The most important change is that with multiple resolvers we need to change how accounts resolve. In pseudo code the "online" flow (ignoring caches) is:

if files.contains(item_id):
    if item_id.is_extensible:
        # This only seeks items from the providers, not files for extensibility.
        item += resolver.get(item_id.extended_from)
    return item

# Providers are sorted by priority.
for provider in providers:
    if provider.contains(item_id)
        return item

return None

Key points here:

  • One provider is marked as "default".
  • Providers are sorted by priority from highest to lowest.
  • Default always sorts as "highest".
  • The default provider returns items with Name OR SPN.
  • Non-default providers always return by SPN.

Once at item is located it is then added to the cache. The provider marks the item with a cache timeout that the cache respects. The item is also marked to which provider is the origin of the item.

Once an item-id exists in the cache, it may only be serviced by the corresponding origin provider. This prevents an earlier stacked provider from "hijacking" an item from another provider. Only if the provider indicates the item no longer exists OR the cache is cleared of that item (either by single item or full clear) can the item change provider as the item goes through the general resolution path.

If we consider these behaviours now with the cache, the flow becomes:

def resolve:
  if files.contains(item_id):
      if item_id.is_extensible:
          # This only seeks items from the providers, not files for extensibility.
          item += resolver.get(item_id.extended_from)
      return item

  resolver.get(item_id)


def resolver.get:
  # Hot Path
  if cache.contains(item):
      if item.expired:
          provider = item.provider
          # refresh if possible
          let refreshed_item = provider.refresh(item)
          match refreshed_item {
             Missing => break; # Bail and let other providers have at it.
             Offline => Return the cached item
             Updated => item = refreshed_item
          };

          return item

  # Cold Path
  #
  # Providers are sorted by priority.
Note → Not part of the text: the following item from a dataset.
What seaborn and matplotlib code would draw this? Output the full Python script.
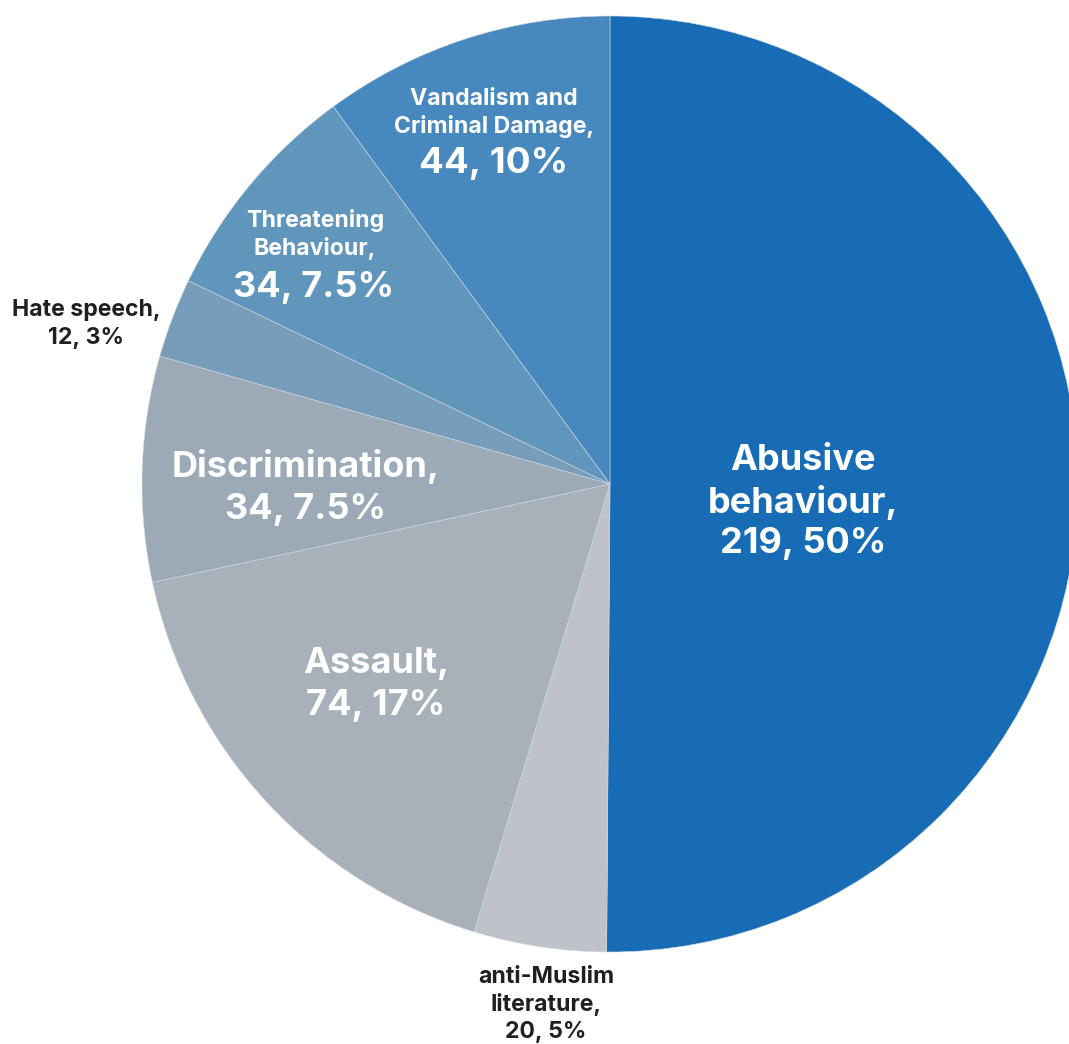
import matplotlib
matplotlib.use("Agg")
import matplotlib.pyplot as plt
import seaborn as sns

categories = ["Abusive behaviour", "anti-Muslim literature", "Assault", "Discrimination",
              "Hate speech", "Threatening Behaviour", "Vandalism and Criminal Damage"]
counts = [219, 20, 74, 34, 12, 34, 44]
pct_labels = ["50%", "5%", "17%", "7.5%", "3%", "7.5%", "10%"]
colors = ["#176cb5", "#bfc3c9", "#a8b0b9", "#9caab8", "#789dba", "#6095bc", "#4789bf"]

sns.set_theme(style="white")
plt.rcParams["font.family"] = ["Inter", "DejaVu Sans"]

W, H = 1069, 1044
CX, CY, R = 610, 484, 468

fig = plt.figure(figsize=(W / 100, H / 100), dpi=100)
ax = fig.add_axes([0, 0, 1, 1])
ax.pie(counts, colors=colors, startangle=90, counterclock=False,
       wedgeprops=dict(edgecolor="#cfd9e4", linewidth=0.4))
ax.set_xlim((0 - CX) / R, (W - CX) / R)
ax.set_ylim((CY - H) / R, (CY - 0) / R)
ax.set_aspect("auto")
ax.axis("off")


def px(x, y):
    return (x - CX) / R, (CY - y) / R


def put(x, y, s, size, color="white"):
    dx, dy = px(x, y)
    ax.text(dx, dy, s, ha="center", va="center", fontsize=size, color=color,
            fontweight="bold", linespacing=1.05)


BIG, SMALL = 26, 16.6

# Large labels
put(803, 461, "Abusive", BIG)
put(803, 502, "behaviour,", BIG)
put(803, 543, f"{counts[0]}, {pct_labels[0]}", BIG)
put(376, 663, "Assault,", BIG)
put(376, 705, f"{counts[2]}, {pct_labels[2]}", BIG)
put(306, 467, "Discrimination,", BIG)
put(306, 509, f"{counts[3]}, {pct_labels[3]}", BIG)

# Vandalism
put(494, 99, "Vandalism and", SMALL)
put(494, 127, "Criminal Damage,", SMALL)
put(494, 163, f"{counts[6]}, {pct_labels[6]}", BIG + 0.5)

# Threatening
put(315, 221, "Threatening", SMALL)
put(315, 249, "Behaviour,", SMALL)
put(314, 287, f"{counts[5]}, {pct_labels[5]}", BIG)

# Outside labels
dark = "#231f20"
put(86, 310, "Hate speech,", SMALL, dark)
put(86, 338, f"{counts[4]}, {pct_labels[4]}", SMALL, dark)
put(546, 977, "anti-Muslim", SMALL, dark)
put(546, 1004, "literature,", SMALL, dark)
put(546, 1032, f"{counts[1]}, {pct_labels[1]}", SMALL, dark)

fig.savefig("out.png", dpi=100)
Default provider is first.
  #
  # Providers are looped *only* if an item isn't already in
  # the cache in some manner.
  let item = {
    for provider in providers:
        if provider.contains(item_id)
            if provider.is_default():
                item.id = name || spn
            else:
                item.id = spn
            break item
  }

  cache.add(item)

  return None

Cache and Database Persistence

The existing cache has always been considered ephemeral and able to be deleted at any time. With a move to Domain Join and other needs for long term persistence our cache must now also include elements that are permanent.

The existing cache of items also is highly limited by the fact that we "rolled our own" db schema and rely on sqlite heavily.

We should migrate to a primarily in-memory cache, where sqlite is used only for persistence. The sqlite content should be optionally able to be encrypted by a TPM bound key.

To obfuscate details, the sqlite db should be a single table of key:value where keys are uuids associated to the item. The uuid is a local detail, not related to the provider.

The cache should move to a concread based concurrent tree which will also allow us to multi-thread the resolver for high performance deployments. Mail servers is an often requested use case for Kanidm in this space.

Extensible Entries

Currently UserToken and GroupTokens are limited and are unable to contain provider specific keys. We should allow a generic BTreeMap of Key:Values. This will allow providers to extend entries as required

Offline Password/Credential Caching

The caching of credentials should move to be a provider specific mechanism supported by the presence of extensible UserToken entries. This also allows other types of credentials to be stored that can be consumed by the User.

Alternate Credential Caching

A usecase is that for application passwords a mail server may wish to cache and locally store the application password. Only domain joined systems should be capable of this, and need to protect the application password appropriately.